HARTFORD, CT — During a session of the House of Representatives that stretched into the late hours of the night, State Rep. Tony Scott (R-112th) cast his vote against a controversial bill, he says would take important medical decision-making away from parents and lead to many Connecticut children being un-enrolled from their schools.
Scott, who represents the residents of Monroe and a portion of Newtown, said the proposed elimination of the state’s long-standing religious exemption for childhood vaccinations has been met with frustration and uncertainty in his district over its long-term impact on education.
“I’ve heard from countless parents in Monroe and Newtown over the past few weeks about their concerns with this bill.
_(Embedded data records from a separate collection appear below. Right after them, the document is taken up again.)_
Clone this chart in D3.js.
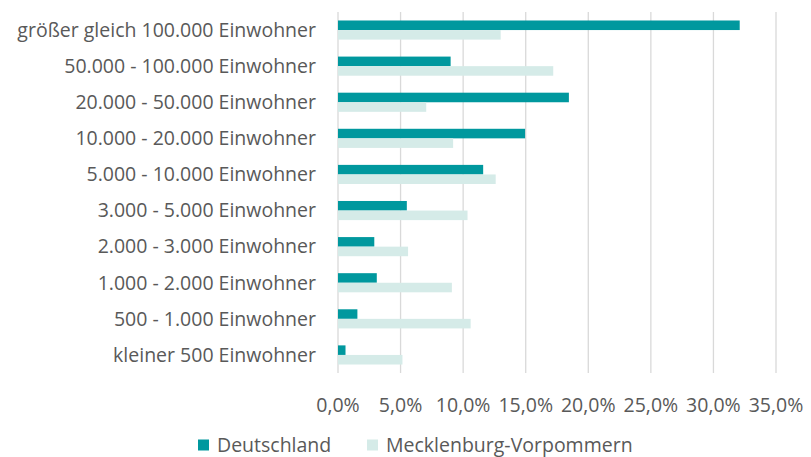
<!DOCTYPE html>
<html>
<head>
<meta charset="utf-8">
<script src="https://cdn.jsdelivr.net/npm/d3@7"></script>
<style>
  body { margin: 0; background: #fff; }
  text { font-family: "Open Sans", "Liberation Sans", sans-serif; fill: #595959; }
</style>
</head>
<body>
<div id="chart"></div>
<script>
// categories top to bottom
var categories = [
  "größer gleich 100.000 Einwohner",
  "50.000 - 100.000 Einwohner",
  "20.000 - 50.000 Einwohner",
  "10.000 - 20.000 Einwohner",
  "5.000 - 10.000 Einwohner",
  "3.000 - 5.000 Einwohner",
  "2.000 - 3.000 Einwohner",
  "1.000 - 2.000 Einwohner",
  "500 - 1.000 Einwohner",
  "kleiner 500 Einwohner"
];
var seriesNames = ["Deutschland", "Mecklenburg-Vorpommern"];
var deutschland = [32.1, 9.0, 18.45, 14.95, 11.6, 5.5, 2.9, 3.1, 1.55, 0.6];
var mv = [13.0, 17.2, 7.05, 9.2, 12.6, 10.35, 5.6, 9.1, 10.6, 5.15];
var xTicks = [0, 5, 10, 15, 20, 25, 30, 35];

var colors = ["#00989e", "#d5ebe8"];

var width = 811, height = 457;
var margin = { top: 12, left: 338, right: 35, bottom: 84 };
var fontSize = "19.5px";

var svg = d3.select("#chart").append("svg")
  .attr("width", width)
  .attr("height", height);

var x = d3.scaleLinear()
  .domain([0, 35])
  .range([margin.left, width - margin.right]);

var y = d3.scaleBand()
  .domain(categories)
  .range([margin.top, height - margin.bottom])
  .paddingInner(0.47)
  .paddingOuter(0.235);

var ySub = d3.scaleBand()
  .domain(seriesNames)
  .range([0, y.bandwidth()]);

// gridlines
svg.append("g")
  .selectAll("line")
  .data(xTicks)
  .join("line")
  .attr("x1", d => x(d)).attr("x2", d => x(d))
  .attr("y1", margin.top).attr("y2", height - margin.bottom)
  .attr("stroke", "#d9d9d9")
  .attr("stroke-width", 1.3);

// bars
var rows = categories.map((c, i) => ({ cat: c, vals: [deutschland[i], mv[i]] }));

var groups = svg.append("g")
  .selectAll("g")
  .data(rows)
  .join("g")
  .attr("transform", d => "translate(0," + y(d.cat) + ")");

groups.selectAll("rect")
  .data(d => d.vals.map((v, j) => ({ name: seriesNames[j], v: v, j: j })))
  .join("rect")
  .attr("x", x(0))
  .attr("y", d => ySub(d.name))
  .attr("width", d => x(d.v) - x(0))
  .attr("height", ySub.bandwidth())
  .attr("fill", d => colors[d.j]);

// category labels
svg.append("g")
  .selectAll("text")
  .data(categories)
  .join("text")
  .attr("x", 316)
  .attr("y", d => y(d) + y.bandwidth() / 2)
  .attr("dy", "0.35em")
  .attr("text-anchor", "end")
  .style("font-size", fontSize)
  .text(d => d);

// x tick labels
svg.append("g")
  .selectAll("text")
  .data(xTicks)
  .join("text")
  .attr("x", d => x(d))
  .attr("y", 405)
  .attr("dy", "0.35em")
  .attr("text-anchor", "middle")
  .style("font-size", fontSize)
  .text(d => d3.format(".1f")(d).replace(".", ",") + "%");

// legend
var legendX = [198, 367];
var legend = svg.append("g")
  .selectAll("g")
  .data(seriesNames)
  .join("g")
  .attr("transform", (d, i) => "translate(" + legendX[i] + ",445)");

legend.append("rect")
  .attr("x", 0).attr("y", -5.5)
  .attr("width", 11).attr("height", 11)
  .attr("fill", (d, i) => colors[i]);

legend.append("text")
  .attr("x", 19)
  .attr("dy", "0.35em")
  .style("font-size", fontSize)
  .text(d => d);
</script>
</body>
</html>
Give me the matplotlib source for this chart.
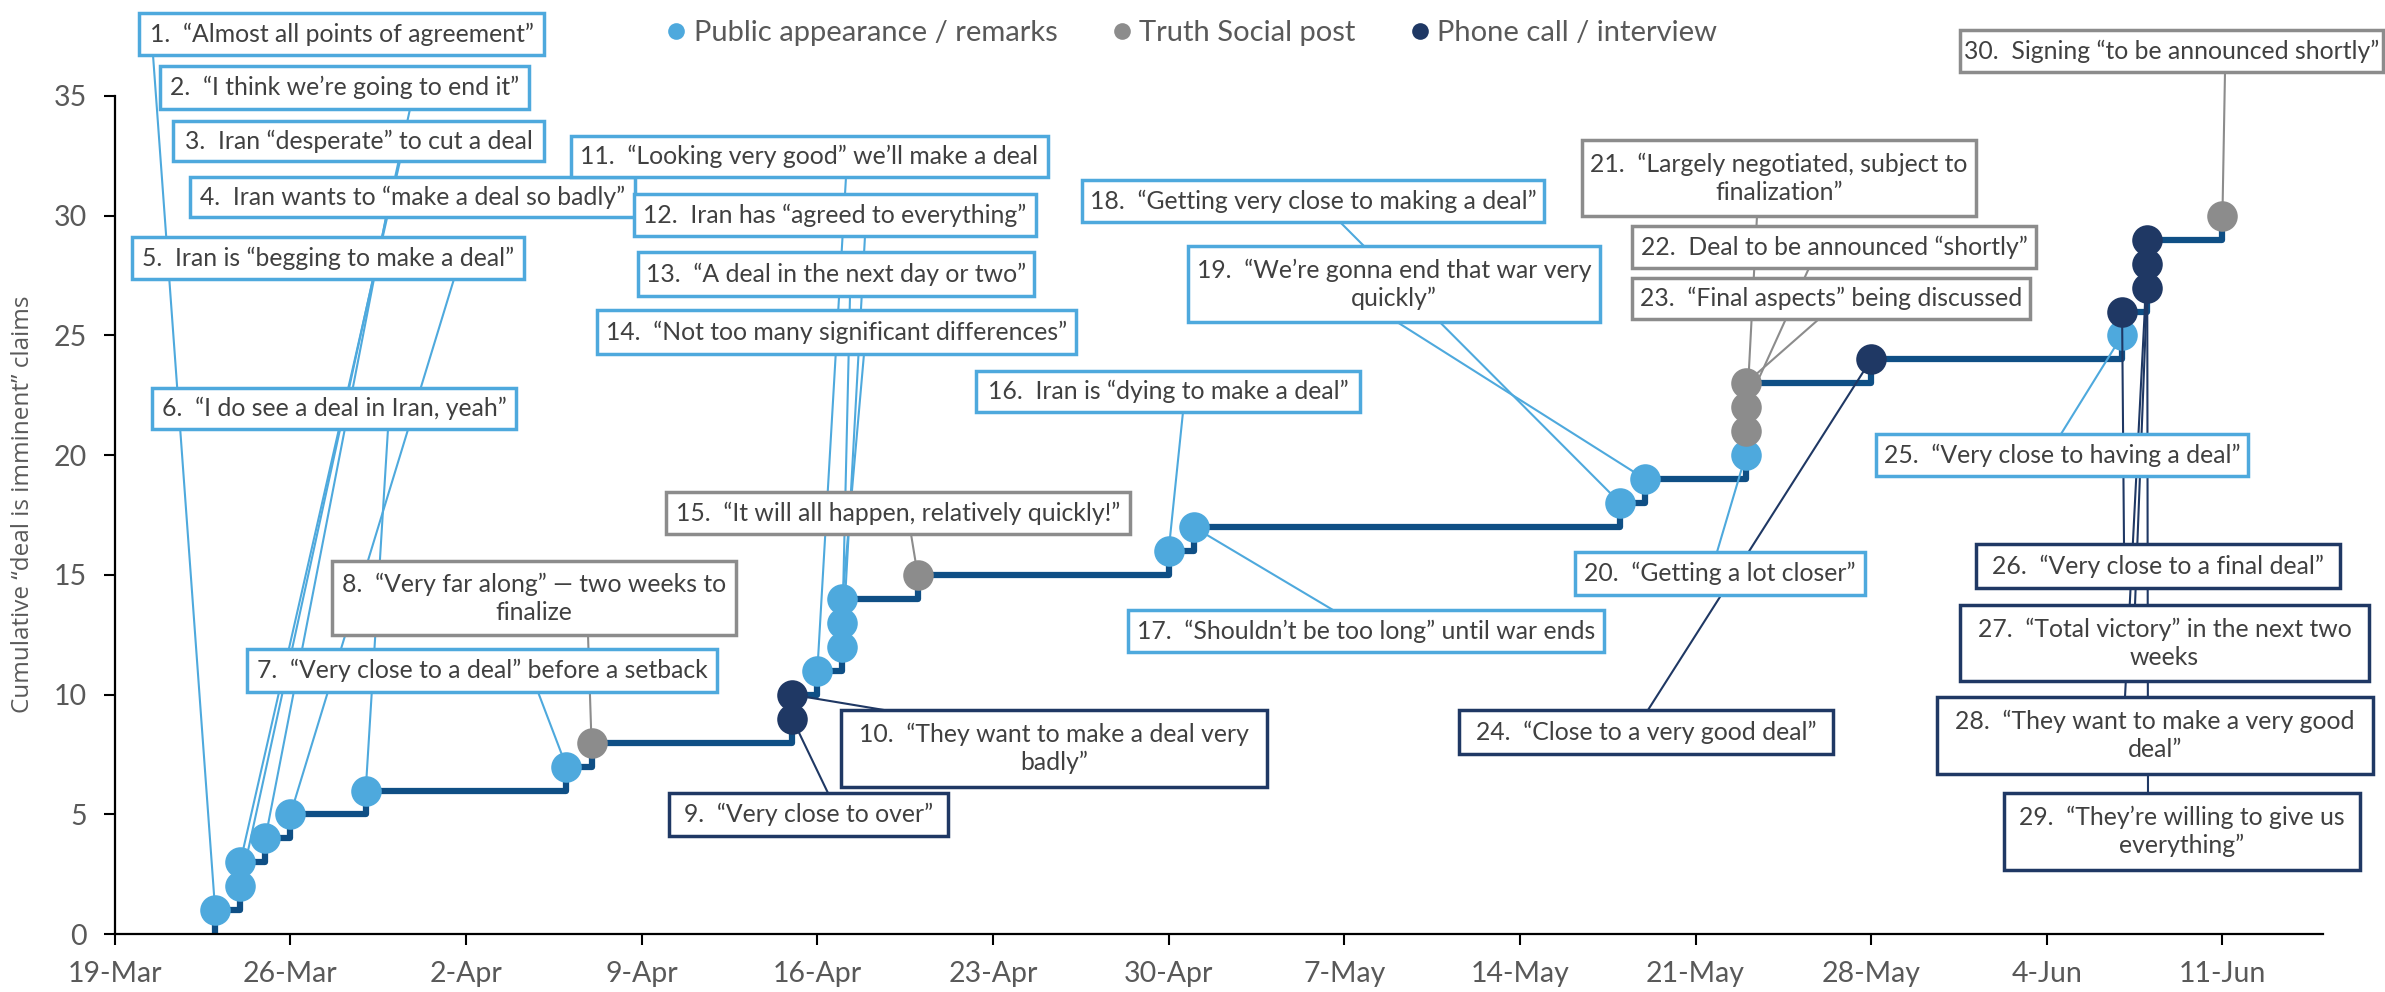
import matplotlib
matplotlib.use('Agg')
import matplotlib.pyplot as plt
import matplotlib.dates as mdates
from matplotlib.patches import Rectangle, ConnectionPatch
from matplotlib.lines import Line2D
import numpy as np
import pandas as pd

plt.rcParams['font.family'] = ['Lato', 'DejaVu Sans']

# --- data ---------------------------------------------------------------
dates = pd.to_datetime([
    '2026-03-23', '2026-03-24', '2026-03-24', '2026-03-25', '2026-03-26',
    '2026-03-29', '2026-04-06', '2026-04-07', '2026-04-15', '2026-04-15',
    '2026-04-16', '2026-04-17', '2026-04-17', '2026-04-17', '2026-04-20',
    '2026-04-30', '2026-05-01', '2026-05-18', '2026-05-19', '2026-05-23',
    '2026-05-23', '2026-05-23', '2026-05-23', '2026-05-28', '2026-06-07',
    '2026-06-07', '2026-06-08', '2026-06-08', '2026-06-08', '2026-06-11'])

# P = public appearance, T = Truth Social, C = phone call / interview
kinds = ['P', 'P', 'P', 'P', 'P', 'P', 'P', 'T', 'C', 'C',
         'P', 'P', 'P', 'P', 'T', 'P', 'P', 'P', 'P', 'P',
         'T', 'T', 'T', 'C', 'P', 'C', 'C', 'C', 'C', 'T']

quotes = [
    '“Almost all points of agreement”',
    '“I think we’re going to end it”',
    'Iran “desperate” to cut a deal',
    'Iran wants to “make a deal so badly”',
    'Iran is “begging to make a deal”',
    '“I do see a deal in Iran, yeah”',
    '“Very close to a deal” before a setback',
    '“Very far along” — two weeks to\nfinalize',
    '“Very close to over”',
    '“They want to make a deal very\nbadly”',
    '“Looking very good” we’ll make a deal',
    'Iran has “agreed to everything”',
    '“A deal in the next day or two”',
    '“Not too many significant differences”',
    '“It will all happen, relatively quickly!”',
    'Iran is “dying to make a deal”',
    '“Shouldn’t be too long” until war ends',
    '“Getting very close to making a deal”',
    '“We’re gonna end that war very\nquickly”',
    '“Getting a lot closer”',
    '“Largely negotiated, subject to\nfinalization”',
    'Deal to be announced “shortly”',
    '“Final aspects” being discussed',
    '“Close to a very good deal”',
    '“Very close to having a deal”',
    '“Very close to a final deal”',
    '“Total victory” in the next two\nweeks',
    '“They want to make a very good\ndeal”',
    '“They’re willing to give us\neverything”',
    'Signing “to be announced shortly”',
]

counts = np.arange(1, len(dates) + 1)

kind_names = {'P': 'Public appearance / remarks',
              'T': 'Truth Social post',
              'C': 'Phone call / interview'}
colors = {'P': '#4EA9DD', 'T': '#8C8C8C', 'C': '#1F3864'}
step_color = '#0F4F85'

# --- label layout (pixels, left/top/right/bottom) ------------------------
W, H = 2385, 992
boxes = [
    (139, 13, 544, 55), (160, 66, 529, 109), (173, 121, 544, 161),
    (190, 177, 635, 217), (132, 237, 524, 279), (152, 388, 516, 429),
    (247, 649, 717, 692), (332, 561, 736, 635), (669, 793, 948, 836),
    (841, 710, 1267, 787), (571, 136, 1048, 177), (634, 194, 1036, 236),
    (638, 252, 1034, 296), (597, 310, 1076, 354), (666, 492, 1130, 534),
    (976, 371, 1360, 412), (1128, 610, 1604, 652), (1082, 180, 1544, 222),
    (1188, 246, 1600, 322), (1575, 552, 1865, 595), (1582, 140, 1976, 216),
    (1632, 226, 2036, 268), (1632, 278, 2030, 319), (1459, 710, 1833, 754),
    (1876, 434, 2248, 476), (1976, 544, 2340, 588), (1960, 605, 2369, 681),
    (1937, 697, 2373, 774), (2004, 793, 2360, 870), (1960, 30, 2383, 72),
]
# where each leader line leaves its box
anchors = [
    (153, 55), (410, 109), (400, 161), (386, 217), (454, 279), (388, 429),
    (538, 692), (588, 635), (828, 793), (884, 710), (846, 177), (865, 236),
    (850, 296), (864, 354), (911, 534), (1183, 412), (1333, 610), (1340, 222),
    (1397, 322), (1717, 552), (1757, 216), (1809, 268), (1819, 319),
    (1648, 710), (2061, 434), (2124, 544), (2135, 605), (2125, 697),
    (2148, 793), (2225, 72),
]

fig = plt.figure(figsize=(W / 100, H / 100), dpi=100)
ax = fig.add_axes([114.8 / W, 1 - 934.2 / H, (2322.8 - 114.8) / W, (934.2 - 96) / H])

x = mdates.date2num(dates)
ax.plot(np.r_[x[0], x], np.r_[0, counts], drawstyle='steps-post',
        color=step_color, lw=4.5, zorder=2)
kinds_arr = np.array(kinds)
for k in ['P', 'T', 'C']:
    m = kinds_arr == k
    ax.plot(x[m], counts[m], 'o', ms=22, mew=0, color=colors[k], zorder=3)

ax.set_xlim(mdates.date2num(pd.Timestamp('2026-03-19')),
            mdates.date2num(pd.Timestamp('2026-06-15')))
ax.set_ylim(0, 35)
ticks = pd.date_range('2026-03-19', '2026-06-11', freq='7D')
ax.set_xticks(mdates.date2num(ticks))
ax.set_xticklabels([f"{d.day}-{d:%b}" for d in ticks])
ax.set_yticks(range(0, 36, 5))
for s in ['top', 'right']:
    ax.spines[s].set_visible(False)
for s in ['left', 'bottom']:
    ax.spines[s].set_linewidth(1.6)
ax.tick_params(direction='out', length=8, width=1.5, labelsize=20.5,
               labelcolor='#595959')
ax.tick_params(axis='x', pad=11)
ax.tick_params(axis='y', pad=12)
ax.set_ylabel('Cumulative “deal is imminent” claims', family='Open Sans',
              fontsize=17.5, color='#595959')
ax.yaxis.set_label_coords(-0.036, 0.513)

handles = [Line2D([], [], marker='o', ls='', ms=12, mew=0, color=colors[k])
           for k in 'PTC']
fig.legend(handles, [kind_names[k] for k in 'PTC'], loc='center',
           bbox_to_anchor=(0.5, 0.967), ncol=3, frameon=False, fontsize=21,
           handlelength=0.6, handletextpad=0.3, columnspacing=1.9,
           labelcolor='#595959')

for i, ((l, t, r, b), (sx, sy)) in enumerate(zip(boxes, anchors)):
    c = colors[kinds[i]]
    con = ConnectionPatch(xyA=(sx / W, 1 - sy / H), coordsA='figure fraction',
                          xyB=(x[i], counts[i]), coordsB='data', axesB=ax,
                          color=c, lw=1.5, zorder=4)
    fig.add_artist(con)
    fig.add_artist(Rectangle((l / W, 1 - b / H), (r - l) / W, (b - t) / H,
                             transform=fig.transFigure, facecolor='white',
                             edgecolor=c, lw=2.5, zorder=5))
    fig.text((l + r) / 2 / W, 1 - (t + b) / 2 / H, f"{i + 1}.  {quotes[i]}",
             ha='center', va='center', ma='center', fontsize=17.8,
             linespacing=1.25, color='#404040', zorder=6)

fig.savefig('out.png', dpi=100)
I share their concerns, which have very little to do with the efficacy of vaccines and more to do with state government legislating away their right to make decisions regarding their own children’s health,” Scott said. “As a father of two daughters — both of whom are vaccinated — I can relate to other parents who are frustrated and feel that their voices aren’t being heard on this issue.”
Proponents of the bill say it will help prevent the spread of illness and disease to those who are most vulnerable, such as people who have diabetes and autoimmune diseases and cannot be vaccinated.
A contentious public hearing on the bill earlier in the session saw many parents express their concerns with the bill’s mandate and impact. Although the hearing ran for nearly 24 hours, it was eventually concluded before many participants had a chance to speak, according to Scott.
The bill’s provisions, which would go into effect during the 2022 school year, could effectively un-enroll thousands of students from public and private schools, bar others from participating in daycare and aftercare, and even restrict college and university enrollment based on vaccine scheduling, according to Scott. With the state already boasting one of the highest vaccination rates in the country, Scott says the proposal is a solution in search of a problem.
“Every time this legislature meets to debate and vote on bills, it costs the people money,” he said. “Right now, our time and their money would be best spent addressing more pressing issues, like the financial toll this pandemic has had on nearly every resident, or the estimated one-third of the state’s small businesses that have closed their doors permanently. I urge my colleagues to reorient their focus towards the true task at hand: reopening our state and restoring its competitive edge.”
Following a 90-53 vote in the House, the bill now heads to the Senate for further consideration.